2004-07-24 17:29:18BZ

Sometimes-by My Bloody Valentine

This is undoubtedly the best song in Hohaiyan Festival, though impossible to be performed in live anymore. Sometimes, accompanied by sunset, is not only the most beautiful scene I have ever seen but also the most sorrowful feeling I could have felt.

At that time point, the song and the crowd in the festival make me to realize that I can never have a distinctive life because I am too weak to decide. I leave myself in a very strange place, stick there and can’t choose any direction to go. Every morning I turn on my player, let the song played and go to work in despair. Ironically, I love my work so much and I do really think this is the best job in the world. But I still feel sad.

People said we are lucky as we have the right to choose. I do agree with their opinion. Therefore,
I should be grateful because I have the right not to be mediocre
I should be satisfied because the goals are no longer remote if I keep going on.
I should be more energetic because I enjoy challenging myself at any time.
But why all I can feel is loneliness and sadness, why nothing interests me anymore.

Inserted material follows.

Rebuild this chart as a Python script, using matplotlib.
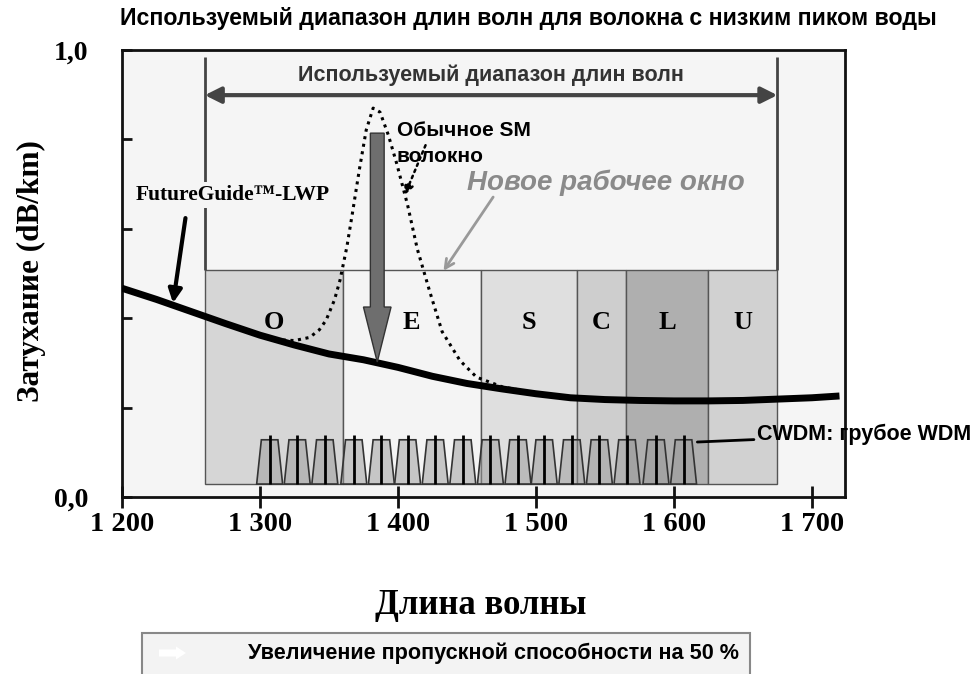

Six weeks left for my last summer vacation, I have been so tired during these months, either in work or in the relationships with others. I need to slow down; think about my entire life because this would be the last chance I can make any change. I am pessimistic, however, to come up with any creative ideas for it. Eventually, I believe I will take it all, and be as aggressive as I can for the rest of my life. If so, I will leave everything I have experienced in my memory, and become the kind of person I have hated so much before. It seems to be the best way for resolving the dilemma ahead of me. Mediocrity or betrayal, it’s about the time to make the final judgment.